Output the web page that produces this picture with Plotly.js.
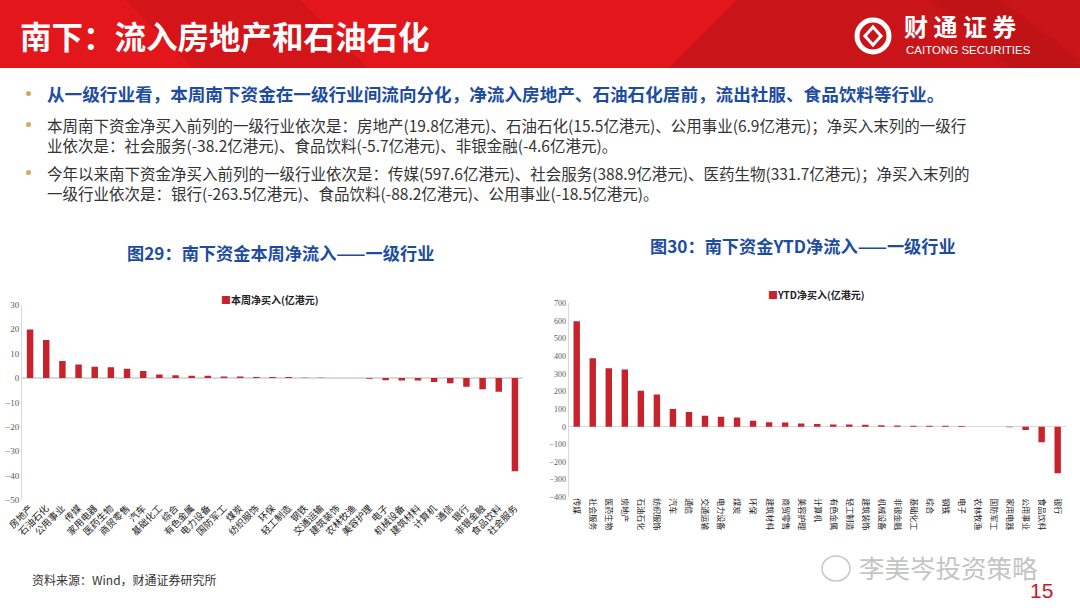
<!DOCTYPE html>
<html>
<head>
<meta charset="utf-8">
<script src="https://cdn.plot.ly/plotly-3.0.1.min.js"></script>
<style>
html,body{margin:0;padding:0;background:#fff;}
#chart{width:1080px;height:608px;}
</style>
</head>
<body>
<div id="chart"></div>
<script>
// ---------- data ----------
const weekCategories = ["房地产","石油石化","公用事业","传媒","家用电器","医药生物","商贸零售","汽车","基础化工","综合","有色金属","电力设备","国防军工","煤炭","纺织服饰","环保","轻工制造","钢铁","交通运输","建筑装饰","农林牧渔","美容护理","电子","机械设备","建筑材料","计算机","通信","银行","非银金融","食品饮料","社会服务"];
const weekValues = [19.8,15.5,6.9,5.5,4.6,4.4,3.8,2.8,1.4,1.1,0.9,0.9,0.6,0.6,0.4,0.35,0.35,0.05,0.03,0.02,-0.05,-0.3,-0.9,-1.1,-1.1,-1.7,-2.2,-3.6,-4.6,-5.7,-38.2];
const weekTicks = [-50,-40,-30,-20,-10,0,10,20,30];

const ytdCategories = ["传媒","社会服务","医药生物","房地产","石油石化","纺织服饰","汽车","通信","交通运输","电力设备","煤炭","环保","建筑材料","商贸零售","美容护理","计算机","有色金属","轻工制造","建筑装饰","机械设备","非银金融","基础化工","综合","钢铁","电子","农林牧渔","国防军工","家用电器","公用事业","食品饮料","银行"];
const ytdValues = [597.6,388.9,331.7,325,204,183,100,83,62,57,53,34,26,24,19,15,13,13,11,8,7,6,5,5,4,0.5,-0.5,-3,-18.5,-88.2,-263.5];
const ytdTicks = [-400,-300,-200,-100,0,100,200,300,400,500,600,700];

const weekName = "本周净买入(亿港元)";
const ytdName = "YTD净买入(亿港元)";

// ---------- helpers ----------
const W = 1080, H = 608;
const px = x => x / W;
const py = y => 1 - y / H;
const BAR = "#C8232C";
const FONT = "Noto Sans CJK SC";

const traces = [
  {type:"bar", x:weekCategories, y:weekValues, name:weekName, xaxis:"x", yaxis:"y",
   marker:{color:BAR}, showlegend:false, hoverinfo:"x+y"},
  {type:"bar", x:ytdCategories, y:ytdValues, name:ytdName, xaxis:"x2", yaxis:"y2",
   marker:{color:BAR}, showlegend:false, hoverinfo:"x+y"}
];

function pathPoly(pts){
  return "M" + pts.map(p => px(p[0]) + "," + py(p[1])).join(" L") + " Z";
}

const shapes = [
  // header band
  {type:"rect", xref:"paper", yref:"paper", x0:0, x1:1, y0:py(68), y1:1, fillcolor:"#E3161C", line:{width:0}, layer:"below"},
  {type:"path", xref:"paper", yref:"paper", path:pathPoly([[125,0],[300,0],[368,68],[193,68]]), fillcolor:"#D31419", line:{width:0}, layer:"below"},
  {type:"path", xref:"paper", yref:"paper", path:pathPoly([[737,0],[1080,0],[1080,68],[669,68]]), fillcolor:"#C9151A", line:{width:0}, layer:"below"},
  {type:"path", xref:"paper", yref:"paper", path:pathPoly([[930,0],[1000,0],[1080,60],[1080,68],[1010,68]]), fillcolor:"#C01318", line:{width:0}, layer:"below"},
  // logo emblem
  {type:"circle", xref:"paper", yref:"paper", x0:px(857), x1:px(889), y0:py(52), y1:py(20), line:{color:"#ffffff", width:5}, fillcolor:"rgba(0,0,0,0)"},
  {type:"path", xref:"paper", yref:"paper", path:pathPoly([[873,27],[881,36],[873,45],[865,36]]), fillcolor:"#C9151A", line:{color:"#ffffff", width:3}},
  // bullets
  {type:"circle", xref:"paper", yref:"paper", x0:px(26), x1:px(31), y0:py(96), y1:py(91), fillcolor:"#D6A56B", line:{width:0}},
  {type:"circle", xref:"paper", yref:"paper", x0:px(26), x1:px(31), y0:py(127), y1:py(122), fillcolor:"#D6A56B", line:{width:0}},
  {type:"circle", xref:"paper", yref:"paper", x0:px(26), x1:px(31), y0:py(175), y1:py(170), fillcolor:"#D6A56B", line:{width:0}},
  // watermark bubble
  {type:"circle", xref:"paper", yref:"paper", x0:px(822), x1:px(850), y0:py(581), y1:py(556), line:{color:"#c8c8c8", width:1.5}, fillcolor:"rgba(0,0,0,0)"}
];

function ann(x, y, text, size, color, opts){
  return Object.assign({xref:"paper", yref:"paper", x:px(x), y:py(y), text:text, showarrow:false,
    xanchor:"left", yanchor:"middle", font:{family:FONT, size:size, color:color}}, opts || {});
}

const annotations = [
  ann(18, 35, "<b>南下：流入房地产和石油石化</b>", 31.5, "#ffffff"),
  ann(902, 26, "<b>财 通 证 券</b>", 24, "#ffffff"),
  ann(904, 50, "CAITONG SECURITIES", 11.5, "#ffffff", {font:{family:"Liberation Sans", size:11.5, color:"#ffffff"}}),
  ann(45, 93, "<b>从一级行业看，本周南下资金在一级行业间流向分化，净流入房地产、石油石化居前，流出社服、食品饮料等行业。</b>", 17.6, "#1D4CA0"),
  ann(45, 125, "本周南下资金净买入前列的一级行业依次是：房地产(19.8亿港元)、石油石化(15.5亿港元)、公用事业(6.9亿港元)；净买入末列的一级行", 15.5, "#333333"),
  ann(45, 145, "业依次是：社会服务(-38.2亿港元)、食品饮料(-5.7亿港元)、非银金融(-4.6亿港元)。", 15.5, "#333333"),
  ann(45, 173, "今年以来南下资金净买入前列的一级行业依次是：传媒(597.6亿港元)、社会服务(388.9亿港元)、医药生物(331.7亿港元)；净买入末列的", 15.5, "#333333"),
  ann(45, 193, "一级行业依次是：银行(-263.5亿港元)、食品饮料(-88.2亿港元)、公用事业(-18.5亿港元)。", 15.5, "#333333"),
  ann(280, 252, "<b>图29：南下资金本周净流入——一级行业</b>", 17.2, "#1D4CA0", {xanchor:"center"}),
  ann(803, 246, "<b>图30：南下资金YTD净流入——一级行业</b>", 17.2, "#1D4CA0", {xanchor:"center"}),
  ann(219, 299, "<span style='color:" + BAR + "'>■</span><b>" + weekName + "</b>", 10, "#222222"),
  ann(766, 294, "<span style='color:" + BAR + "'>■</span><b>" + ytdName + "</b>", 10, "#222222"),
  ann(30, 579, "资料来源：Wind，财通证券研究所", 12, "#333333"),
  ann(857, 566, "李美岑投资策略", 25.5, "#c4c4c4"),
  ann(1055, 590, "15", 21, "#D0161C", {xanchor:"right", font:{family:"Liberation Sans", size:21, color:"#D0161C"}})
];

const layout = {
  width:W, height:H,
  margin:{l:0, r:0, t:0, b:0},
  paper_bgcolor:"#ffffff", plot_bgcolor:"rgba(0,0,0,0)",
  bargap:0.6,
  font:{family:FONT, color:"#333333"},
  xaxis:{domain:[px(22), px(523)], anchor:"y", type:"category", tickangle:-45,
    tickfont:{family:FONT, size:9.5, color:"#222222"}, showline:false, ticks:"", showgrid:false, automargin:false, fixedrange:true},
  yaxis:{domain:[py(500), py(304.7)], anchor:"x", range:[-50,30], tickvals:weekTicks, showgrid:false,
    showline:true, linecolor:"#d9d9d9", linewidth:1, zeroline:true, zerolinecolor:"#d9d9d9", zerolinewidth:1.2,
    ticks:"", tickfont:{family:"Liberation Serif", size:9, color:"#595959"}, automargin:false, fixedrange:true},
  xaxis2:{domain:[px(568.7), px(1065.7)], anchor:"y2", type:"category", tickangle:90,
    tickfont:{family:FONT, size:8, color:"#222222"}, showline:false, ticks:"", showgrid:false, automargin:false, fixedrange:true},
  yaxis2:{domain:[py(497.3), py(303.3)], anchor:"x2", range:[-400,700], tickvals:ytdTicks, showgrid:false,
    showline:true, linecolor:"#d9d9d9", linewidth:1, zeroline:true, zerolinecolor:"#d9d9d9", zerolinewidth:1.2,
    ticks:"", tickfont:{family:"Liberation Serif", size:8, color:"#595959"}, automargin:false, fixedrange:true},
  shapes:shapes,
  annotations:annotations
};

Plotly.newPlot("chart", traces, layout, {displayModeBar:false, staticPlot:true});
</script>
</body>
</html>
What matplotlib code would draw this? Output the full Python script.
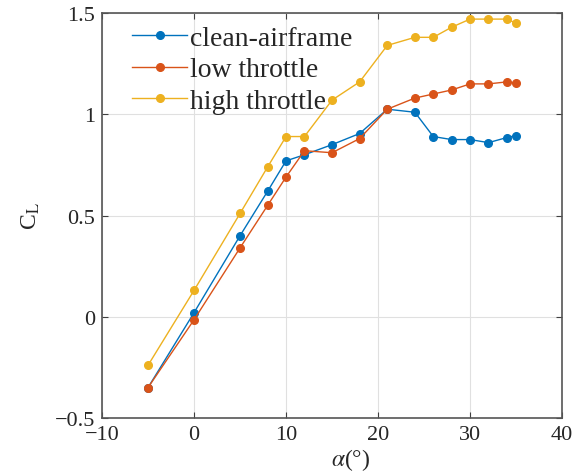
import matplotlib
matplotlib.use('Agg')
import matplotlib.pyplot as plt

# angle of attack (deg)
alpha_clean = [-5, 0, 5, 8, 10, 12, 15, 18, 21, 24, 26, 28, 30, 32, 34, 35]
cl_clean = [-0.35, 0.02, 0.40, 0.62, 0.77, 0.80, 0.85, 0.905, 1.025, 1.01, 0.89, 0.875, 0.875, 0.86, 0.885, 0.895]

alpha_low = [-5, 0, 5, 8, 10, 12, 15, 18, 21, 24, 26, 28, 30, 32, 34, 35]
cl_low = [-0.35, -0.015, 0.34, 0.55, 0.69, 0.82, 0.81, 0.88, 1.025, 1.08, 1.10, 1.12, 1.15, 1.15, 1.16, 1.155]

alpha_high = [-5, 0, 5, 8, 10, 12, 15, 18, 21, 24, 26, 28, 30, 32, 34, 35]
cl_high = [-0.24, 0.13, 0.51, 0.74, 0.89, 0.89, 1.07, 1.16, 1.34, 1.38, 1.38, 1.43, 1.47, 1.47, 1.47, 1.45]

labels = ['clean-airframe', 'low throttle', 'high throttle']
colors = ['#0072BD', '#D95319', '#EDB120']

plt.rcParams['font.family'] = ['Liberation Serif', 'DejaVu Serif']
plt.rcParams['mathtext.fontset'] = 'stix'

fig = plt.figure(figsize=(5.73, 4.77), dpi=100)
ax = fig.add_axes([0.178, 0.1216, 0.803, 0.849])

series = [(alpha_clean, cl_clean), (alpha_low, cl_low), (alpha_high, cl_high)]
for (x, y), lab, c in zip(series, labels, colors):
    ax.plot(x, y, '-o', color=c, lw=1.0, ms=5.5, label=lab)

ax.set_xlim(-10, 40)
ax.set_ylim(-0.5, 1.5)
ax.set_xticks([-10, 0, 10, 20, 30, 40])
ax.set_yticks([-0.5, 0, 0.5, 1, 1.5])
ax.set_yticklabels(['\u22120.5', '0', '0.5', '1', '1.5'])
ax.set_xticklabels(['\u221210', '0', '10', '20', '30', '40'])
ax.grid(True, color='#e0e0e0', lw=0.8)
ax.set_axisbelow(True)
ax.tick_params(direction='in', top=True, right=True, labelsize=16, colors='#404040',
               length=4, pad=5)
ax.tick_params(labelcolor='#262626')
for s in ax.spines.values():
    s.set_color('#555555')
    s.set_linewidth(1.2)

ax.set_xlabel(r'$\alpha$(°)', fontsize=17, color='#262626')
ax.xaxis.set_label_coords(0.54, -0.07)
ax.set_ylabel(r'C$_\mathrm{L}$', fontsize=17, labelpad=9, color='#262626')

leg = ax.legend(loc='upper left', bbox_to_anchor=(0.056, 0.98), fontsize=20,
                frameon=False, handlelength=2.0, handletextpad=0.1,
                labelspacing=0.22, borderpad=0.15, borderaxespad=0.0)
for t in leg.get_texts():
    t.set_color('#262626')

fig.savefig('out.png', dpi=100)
+ + +
> _THE TASK_
Everything from the line that contains "What matplotlib code" down to the line that contains "ax.plot(x, y, '-o', color=c, lw=1.0, ms=5.5, label=lab)" should be written out exactly, end lines too, minus the pictures.

> _RESPONSE TO THE TASK_
What matplotlib code would draw this? Output the full Python script.
import matplotlib
matplotlib.use('Agg')
import matplotlib.pyplot as plt

# angle of attack (deg)
alpha_clean = [-5, 0, 5, 8, 10, 12, 15, 18, 21, 24, 26, 28, 30, 32, 34, 35]
cl_clean = [-0.35, 0.02, 0.40, 0.62, 0.77, 0.80, 0.85, 0.905, 1.025, 1.01, 0.89, 0.875, 0.875, 0.86, 0.885, 0.895]

alpha_low = [-5, 0, 5, 8, 10, 12, 15, 18, 21, 24, 26, 28, 30, 32, 34, 35]
cl_low = [-0.35, -0.015, 0.34, 0.55, 0.69, 0.82, 0.81, 0.88, 1.025, 1.08, 1.10, 1.12, 1.15, 1.15, 1.16, 1.155]

alpha_high = [-5, 0, 5, 8, 10, 12, 15, 18, 21, 24, 26, 28, 30, 32, 34, 35]
cl_high = [-0.24, 0.13, 0.51, 0.74, 0.89, 0.89, 1.07, 1.16, 1.34, 1.38, 1.38, 1.43, 1.47, 1.47, 1.47, 1.45]

labels = ['clean-airframe', 'low throttle', 'high throttle']
colors = ['#0072BD', '#D95319', '#EDB120']

plt.rcParams['font.family'] = ['Liberation Serif', 'DejaVu Serif']
plt.rcParams['mathtext.fontset'] = 'stix'

fig = plt.figure(figsize=(5.73, 4.77), dpi=100)
ax = fig.add_axes([0.178, 0.1216, 0.803, 0.849])

series = [(alpha_clean, cl_clean), (alpha_low, cl_low), (alpha_high, cl_high)]
for (x, y), lab, c in zip(series, labels, colors):
    ax.plot(x, y, '-o', color=c, lw=1.0, ms=5.5, label=lab)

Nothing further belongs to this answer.